Nos próximos dias, trabalhou sem cessar em sua oficina para entregar a encomenda no prazo combinado. A imagem deveria sair montada a cavalo na procissão de Corpus Christi que se aproximava. Trabalhou com afinco, moldou-lhe o rosto com capricho, atento a cada detalhe e, finalmente, deu por encerrado seu trabalho. A imagem foi entregue no prazo combinado e lá estavam novamente o Aleijadinho junto com Maurício, o governador, o Chefe de Gabinete, além de outras pessoas do Palácio, chamadas para ver o trabalho do grande mestre. A imagem estava coberta por um pano e o governador ordenou que a descobrissem. Nesse momento, um grito de susto saiu de todas as bocas, seguido de risos nervosos. É que a imagem reproduzia, nos mínimos detalhes, meio caricaturalmente, o rosto do Chefe de Gabinete, Antônio Romão. Esta foi a resposta do grande artista aos olhares insultuosos do Chefe de Gabinete que não teve mais sossego pois, quando saia às ruas, era sempre objeto de chacota de quantos haviam visto a estátua. Fizeram até um verso que dizia: “Aquele que ali vai, com cara de santarrão, não é santo coisa nenhuma, é Antonio Romão!”
Mas a história não termina aqui. Chegou o grande dia em que a estátua de São Jorge sairia na procissão de Corpus Christi. Essa festa era bastante concorrida. As ruas eram enfeitadas com tapetes feitos de pó de serra, pó de café, casca de arroz e flores, formando belos desenhos.
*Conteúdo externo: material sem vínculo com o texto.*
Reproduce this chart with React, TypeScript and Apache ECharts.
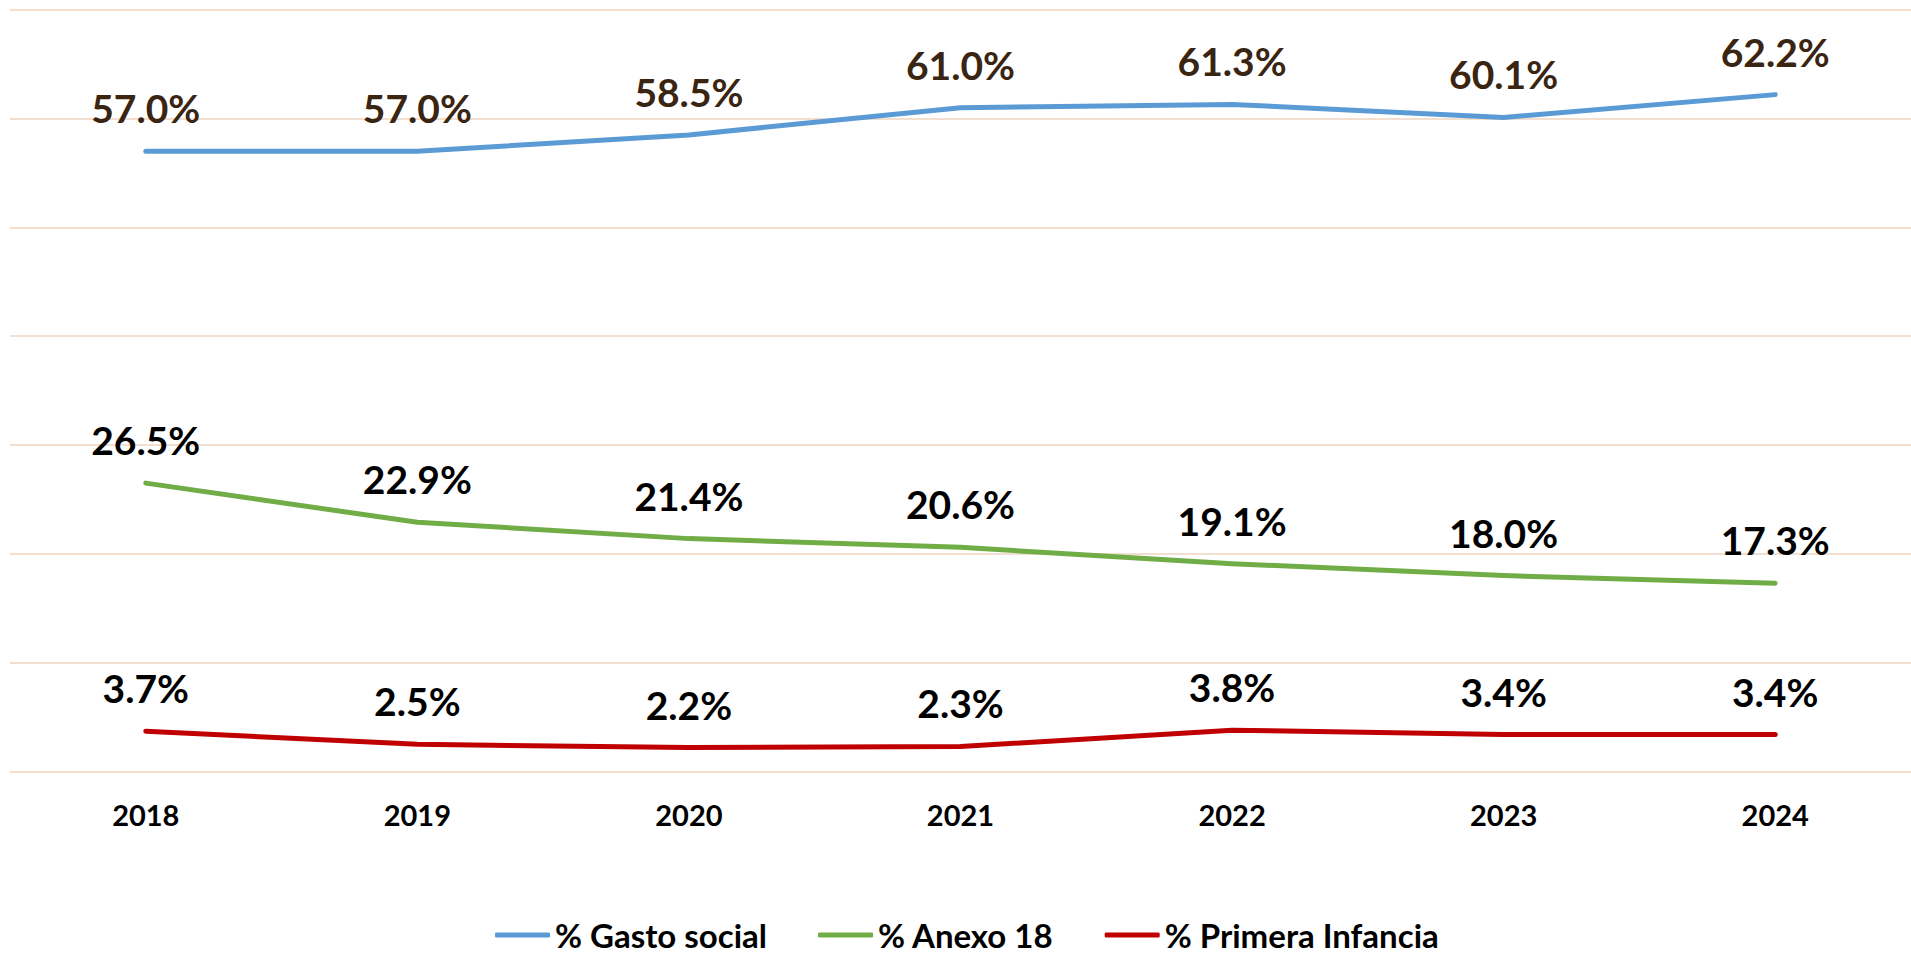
import React, { useEffect, useRef } from "react";
import * as echarts from "echarts";

const years = ["2018", "2019", "2020", "2021", "2022", "2023", "2024"];
const gastoSocial = [57.0, 57.0, 58.5, 61.0, 61.3, 60.1, 62.2];
const anexo18 = [26.5, 22.9, 21.4, 20.6, 19.1, 18.0, 17.3];
const primeraInfancia = [3.7, 2.5, 2.2, 2.3, 3.8, 3.4, 3.4];

const FONT = "Lato, 'Noto Sans', sans-serif";

function mkSeries(name: string, data: number[], color: string, labelColor: string) {
  return {
    name,
    type: "line",
    data,
    symbol: "circle",
    symbolSize: 0,
    showSymbol: true,
    lineStyle: { color, width: 5, cap: "round", join: "round" },
    itemStyle: { color },
    label: {
      show: true,
      position: "top",
      distance: 23,
      formatter: (p: any) => p.value.toFixed(1) + "%",
      fontFamily: FONT,
      fontWeight: "bold",
      fontSize: 39,
      lineHeight: 40,
      color: labelColor,
    },
  };
}

export default function App() {
  const ref = useRef<HTMLDivElement>(null);
  useEffect(() => {
    if (!ref.current) return;
    const chart = echarts.init(ref.current, null, { renderer: "svg" });
    chart.setOption({
      animation: false,
      backgroundColor: "#ffffff",
      textStyle: { fontFamily: FONT },
      grid: { left: 10, right: -18, top: 9.75, bottom: 187.5, containLabel: false },
      xAxis: {
        type: "category",
        data: years,
        boundaryGap: true,
        axisLine: { show: false },
        axisTick: { show: false },
        axisLabel: {
          margin: 28,
          fontFamily: FONT,
          fontWeight: "bold",
          fontSize: 29,
          lineHeight: 29,
          color: "#000000",
        },
      },
      yAxis: {
        type: "value",
        min: 0,
        max: 70,
        interval: 10,
        axisLabel: { show: false },
        axisLine: { show: false },
        axisTick: { show: false },
        splitLine: { lineStyle: { color: "#F3DFCF", width: 2 } },
      },
      legend: {
        left: 490,
        top: 913,
        icon: "roundRect",
        itemWidth: 55,
        itemHeight: 5,
        itemGap: 51,
        textStyle: {
          fontFamily: FONT,
          fontWeight: "bold",
          fontSize: 33,
          lineHeight: 34,
          color: "#000000",
        },
      },
      series: [
        mkSeries("% Gasto social", gastoSocial, "#5B9BD5", "#3A2412"),
        mkSeries("% Anexo 18", anexo18, "#70AD47", "#000000"),
        mkSeries("% Primera Infancia", primeraInfancia, "#C00000", "#000000"),
      ],
    });
    return () => chart.dispose();
  }, []);
  return (
    <div
      ref={ref}
      style={{ position: "fixed", left: 0, top: 0, width: 1911, height: 959 }}
    />
  );
}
As janelas das casas eram enfeitadas com toalhas coloridas e jarras com flores. As matracas iam à frente abrindo caminho e organizando o cortejo. Na frente, ia o pároco com o Santíssimo debaixo de um pálio, precedido por coroinhas com turíbulos de onde o incenso perfumava toda a rua. A seguir, cada irmandade se apresentava com seu estandarte e sua opa, depois vinham figuras bíblicas, anjos e banda de música. Os fiéis seguiam no passeio segurando velas acesas e terços. Era uma festa de encher os olhos, os ouvidos e o olfato.
A nova estátua de São Jorge saiu a público pela primeira vez. Ajeitada sobre um cavalo selado e conduzido por um escravo em traje de cetim, lá se foi o São Jorge, com sua espada em riste. Era a grande atração do cortejo. De repente, a procissão parou. O cavalo que conduzia São Jorge assustou-se e deu uma parada súbita lançando a imagem para frente com toda força. Numa tragédia sem igual, a lança de São Jorge atravessou o corpo do escravo que o conduzia, matando-o na hora. Pânico, correria e choro tomaram conta da multidão. Gritos histéricos se ouviam, anjos corriam por toda a parte, ninguém sabia o que fazer. Chegou um momento que caíram em si. Um homem estava morto, caído no chão se esvaindo em sangue. Quem o havia matado? Quem era o assassino? São Jorge. Sua lança estava lá, fincada no peito do homem, não havia dúvida nenhuma. São Jorge era o culpado. Para onde vão os assassinos? Pois bem! A imagem de São Jorge foi levada para a prisão e lá ficou por muito tempo. Isto é real, tem até documento comprovando este fato.
Quem visitar hoje a Casa de Câmara e Cadeia há de ver que ainda está lá a imagem de São Jorge, atrás das grades, em prisão perpétua.